Le chemin de Pinocchio le Kikirga croise celui d’un passeur, Périmpé, qui lui promet le pays des merveilles à l’autre bout du monde. Il ne tardera pas à se rendre compte qu’il a plutôt affaire à un trafiquant d’êtres humains, un esclavagiste. Des coups de chicote, des maltraitances de toutes sortes font braire les enfants esclaves comme des ânes. Il finit par retrouver son père, et Mamio qui était dans une embarcation pour être liquidée en Europe. C’est la trame de cette pièce de théâtre savamment jouée par des comédiens talentueux et accompagnée par des musiciens aguerris.

Selon Thierry Ouéda, directeur artistique du Théâtre Soleil, auteur et metteur en scène de la pièce de la dernière création, Pinocchio le Kikirga est une adaptation inspirée de Carlo Collodi (journaliste, écrivain et critique italien, auteur du chef-d’œuvre mondial de la littérature enfantine, Les aventures de Pinocchio).
Pinocchio le Kikirga est une version très tropicalisée de l’œuvre de l’Italien. Mamio (la statuette de la fécondité volée dans la commune de Pobé Mengao, puis retrouvée en Europe), le chapeau de Saponé, le trafic d’enfants, sont autant de scènes introduites avec dextérité dans cette pièce pour lui donner un caractère local, et pour répondre à des problématiques actuelles.

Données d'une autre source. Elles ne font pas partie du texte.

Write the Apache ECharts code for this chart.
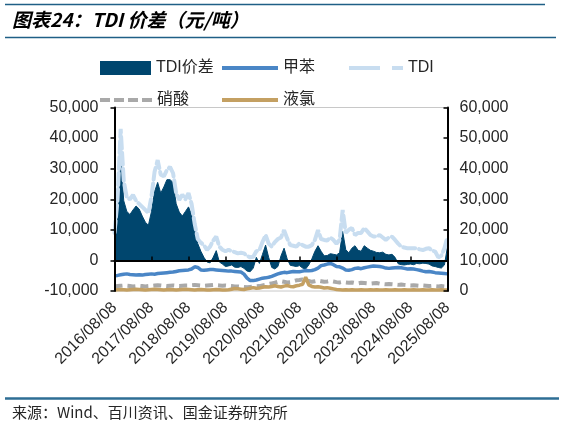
<!DOCTYPE html>
<html><head><meta charset="utf-8">
<script src="https://cdn.jsdelivr.net/npm/echarts@6/dist/echarts.min.js"></script>
<style>html,body{margin:0;padding:0;background:#fff;}#c{width:564px;height:425px;}</style>
</head><body><div id="c"></div>
<script>
// monthly categories 2016/08 .. 2025/08
const categories = [];
for (let y = 2016, m = 8; !(y === 2025 && m === 9);) {
  categories.push(y + '/' + String(m).padStart(2, '0') + '/08');
  m++; if (m > 12) { m = 1; y++; }
}
const tickLabels = ['2016/08/08','2017/08/08','2018/08/08','2019/08/08','2020/08/08','2021/08/08','2022/08/08','2023/08/08','2024/08/08','2025/08/08'];

// TDI价差 (left axis)
const spread = [
  5500,13000,33000,19500,16000,15000,16500,17800,16800,14500,12500,11500,
  16000,22500,25500,22000,24000,26400,26400,25500,18500,15800,14500,16000,
  17500,15000,10000,5500,3000,1000,-500,-800,1000,3200,-500,-1200,
  -2000,-1800,-1500,-2200,-2300,-2000,-2600,-3500,-3700,-2500,1000,-1000,
  2000,5000,1000,-2300,-2800,-2000,1500,4000,500,-1600,-1800,-2000,
  -1700,-2500,-2800,-1500,500,3000,4800,3000,1500,1600,2200,2000,
  1800,2500,9500,3500,2500,4000,4800,3300,3000,4800,4000,3300,
  3000,2600,2500,2700,2000,1800,2000,1000,-1100,-1400,-1500,-1300,
  -1200,-1400,-1000,-1100,-900,-1000,-1200,-1800,-2000,-2300,-2500,-1500,
  4500
];
// 甲苯 (right axis)
const toluene = [
  5000,5100,5300,5500,5600,5400,5300,5200,5300,5200,5400,5500,
  5600,5500,5700,5800,5900,6000,6100,6200,6400,6600,6700,6800,
  6900,7200,7900,7700,6900,6800,6900,7000,7000,6900,6800,6700,
  6600,6500,6500,6400,6300,6200,5500,4200,3400,3400,3600,3900,
  4200,4300,4500,4800,5200,5600,5900,6100,6000,6200,6400,6300,
  6300,6500,6700,6600,6700,7000,7500,8300,8500,8800,9000,8600,
  8000,7900,7500,6900,6800,7000,7400,7500,7300,7600,7800,8000,
  8200,8100,8000,7800,7500,7400,7500,7600,7700,7600,7400,7200,
  7300,7200,7000,6800,6500,6300,6400,6200,6000,5900,5800,5700,
  5600
];
// TDI (right axis)
const tdi = [
  19000,30000,53000,36000,30500,30000,31400,29500,28500,27500,26500,25500,
  31000,39000,42800,38000,37500,39500,40600,38500,32000,29800,31500,30000,
  32000,28500,22000,17000,15800,15000,13400,14500,16500,17800,14500,13500,
  13000,13500,13000,12700,12300,12500,12300,11500,11000,11200,13000,13400,
  16000,18300,15500,14500,16000,17000,17500,19900,17200,15000,14800,14500,
  15600,15000,14500,14500,15000,16700,19900,17000,16700,16500,17500,16700,
  15500,16700,26500,19000,20000,20600,18300,19000,19000,20600,19500,18300,
  17800,17800,18300,17500,16700,17500,17800,16700,15500,14500,14200,14000,
  14000,14000,14000,13600,13400,13800,14000,13200,12900,11000,11500,14000,
  17800
];
// 硝酸 (right axis)
const nitric = [
  1500,1600,1700,1800,1700,1600,1500,1600,1700,1600,1500,1600,
  1700,1800,1900,1800,1700,1600,1700,1800,1700,1600,1700,1800,
  1800,1900,2000,1900,1800,1700,1800,1900,2000,1900,1800,1700,
  1800,1700,1600,1500,1500,1400,1300,1200,1300,1400,1500,1600,
  1800,2000,2300,2500,2700,3000,3200,3000,2800,2900,3200,3500,
  3600,3800,3500,3300,3000,3200,3400,3200,3000,3100,3300,3100,
  2900,2800,3000,2800,2700,2800,2600,2500,2700,2600,2500,2400,
  2500,2600,2400,2300,2200,2300,2200,2100,2000,2100,2000,1900,
  1800,1900,1800,1700,1800,1700,1600,1700,1600,1500,1600,1500,
  1500
];
// 液氯 (right axis)
const chlorine = [
  300,400,500,400,300,400,500,600,500,400,300,400,
  500,600,500,400,300,400,500,400,300,400,500,600,
  500,400,300,400,500,400,300,300,400,500,400,300,
  300,400,600,800,700,600,500,700,900,1100,900,1000,
  1200,1400,1300,1500,1700,1500,1300,1600,1800,1500,1400,1700,
  1900,2200,4500,2000,1500,1300,1400,1200,1000,1100,900,700,
  500,400,300,400,300,400,300,300,400,300,300,400,
  300,400,300,300,400,300,300,400,300,300,400,300,
  300,400,300,300,400,300,300,400,300,300,400,300,
  300
];
const leftTicks = {min: -10000, max: 50000, interval: 10000};
const rightTicks = {min: 0, max: 60000, interval: 10000};

const C = {spread:'#00466e', toluene:'#4a86c6', tdi:'#c8ddf0', nitric:'#a9a9a9', chlorine:'#c4a062'};
const fmt = v => v.toLocaleString('en-US');
const txt = {fontSize: 16, fontFamily: '"Liberation Sans","Noto Sans CJK SC",sans-serif', color: '#262626'};

const chart = echarts.init(document.getElementById('c'), null, {renderer: 'canvas'});
function leg(name, left, top, icon, w, h, color) {
  return {data: [{name: name, itemStyle: {color: color, borderWidth: 0}}], left: left, top: top, icon: icon,
    itemWidth: w, itemHeight: h, itemGap: 4, textStyle: txt, selectedMode: false, padding: 0};
}
chart.setOption({
  animation: false,
  backgroundColor: '#fff',
  grid: {left: 114.5, right: 116.5, top: 107.5, bottom: 134, show: true, borderColor: '#c8c8c8', borderWidth: 1, containLabel: false},
  legend: [
    leg('TDI价差', 100, 60, 'rect', 51, 14, C.spread),
    leg('甲苯', 222, 60, 'path://M0,0H56V4H0Z', 56, 4, C.toluene),
    leg('TDI', 349, 60, 'path://M0,0H31V4H0Z M43,0H54V4H43Z', 54, 4, C.tdi),
    leg('硝酸', 100, 92, 'path://M0,0H10V4H0Z M14,0H24V4H14Z M28,0H38V4H28Z M42,0H52V4H42Z', 52, 4, C.nitric),
    leg('液氯', 222, 92, 'path://M0,0H56V4H0Z', 56, 4, C.chlorine)
  ],
  xAxis: [
    {type: 'category', data: categories, boundaryGap: false, position: 'bottom',
     axisLine: {show: false, onZero: false}, axisTick: {show: false},
     axisLabel: {interval: 11, rotate: 45, margin: 14, fontSize: 16, fontFamily: txt.fontFamily, color: '#262626',
       formatter: v => tickLabels.indexOf(v) >= 0 ? v : ''}},
    {type: 'category', data: categories, boundaryGap: false, position: 'bottom', z: 10,
     axisLine: {show: true, onZero: true, onZeroAxisIndex: 0, lineStyle: {color: '#000', width: 2}},
     axisTick: {show: true, inside: true, length: 4, interval: 11, lineStyle: {color: '#000', width: 1.5}},
     axisLabel: {show: false}, splitLine: {show: false}}
  ],
  yAxis: [
    {type: 'value', position: 'left', min: leftTicks.min, max: leftTicks.max, interval: leftTicks.interval, z: 10,
     axisLine: {show: true, lineStyle: {color: '#000', width: 2}},
     axisTick: {show: true, length: 4, lineStyle: {color: '#000', width: 1.5}},
     axisLabel: {margin: 16, fontSize: 16, fontFamily: txt.fontFamily, color: '#262626', formatter: fmt},
     splitLine: {show: false}},
    {type: 'value', position: 'right', min: rightTicks.min, max: rightTicks.max, interval: rightTicks.interval, z: 10,
     axisLine: {show: true, lineStyle: {color: '#000', width: 2}},
     axisTick: {show: true, inside: true, length: 4, lineStyle: {color: '#000', width: 1.5}},
     axisLabel: {margin: 12, fontSize: 16, fontFamily: txt.fontFamily, color: '#262626', formatter: fmt},
     splitLine: {show: false}}
  ],
  series: [
    {name: 'TDI价差', type: 'line', xAxisIndex: 0, yAxisIndex: 0, data: spread, symbol: 'none', z: 2,
     lineStyle: {color: C.spread, width: 1}, itemStyle: {color: C.spread}, areaStyle: {color: C.spread, opacity: 1}},
    {name: '甲苯', type: 'line', xAxisIndex: 0, yAxisIndex: 1, data: toluene, symbol: 'none', z: 3,
     lineStyle: {color: C.toluene, width: 3.5}, itemStyle: {color: C.toluene}},
    {name: 'TDI', type: 'line', xAxisIndex: 0, yAxisIndex: 1, data: tdi, symbol: 'none', z: 3,
     lineStyle: {color: C.tdi, width: 4, type: [12, 4], cap: 'round'}, itemStyle: {color: C.tdi}},
    {name: '硝酸', type: 'line', xAxisIndex: 0, yAxisIndex: 1, data: nitric, symbol: 'none', z: 3,
     lineStyle: {color: C.nitric, width: 4, type: [8, 5]}, itemStyle: {color: C.nitric}},
    {name: '液氯', type: 'line', xAxisIndex: 0, yAxisIndex: 1, data: chlorine, symbol: 'none', z: 3,
     lineStyle: {color: C.chlorine, width: 3.5}, itemStyle: {color: C.chlorine}}
  ],
  graphic: [
    {type: 'line', shape: {x1: 5, y1: 4.5, x2: 545, y2: 4.5}, style: {stroke: '#1f5f86', lineWidth: 1.5}},
    {type: 'line', shape: {x1: 5, y1: 37.5, x2: 556, y2: 37.5}, style: {stroke: '#1f5f86', lineWidth: 1.5}},
    {type: 'text', x: 12, y: 20, style: {text: '图表24：TDI 价差（元/吨）', font: 'italic bold 19px "Noto Sans CJK SC"', fill: '#000', verticalAlign: 'middle'}},
    {type: 'line', shape: {x1: 5, y1: 398.5, x2: 559, y2: 398.5}, style: {stroke: '#2e6e95', lineWidth: 2.5}},
    {type: 'text', x: 12, y: 412, style: {text: '来源：Wind、百川资讯、国金证券研究所', font: '15px "Noto Sans CJK SC"', fill: '#262626', verticalAlign: 'middle'}}
  ]
});
</script></body></html>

« En tant qu’artistes, nous devons aussi travailler pour la mémoire. La mémoire permet de ne pas oublier, de pas commettre les mêmes erreurs. Avec cette pièce, nous essayons de rappeler l’histoire avec les objets sacrés qu’on vole, pourtant importants pour notre culture. Ce spectacle permet de défendre la culture », explique Thierry Ouéda. Le metteur en scène ajoutera que la philosophie du Théâtre Soleil est certes de produire des spectacles pour jeune public, mais cela n’est pas une porte fermée à un public adulte. La preuve avec la dernière création qui était accessible à ces deux types de public, avec un message accessible.

Deux mois de travail intense auront permis aux comédiens de peaufiner le spectacle pour le servir au public. « Pinocchio le Kikirga » se joue au Théâtre Soleil à Cissin, jusqu’au 30 novembre 2018.
Précisément les 21, 22, 23, 24, 28, 29 et 30 novembre 2018.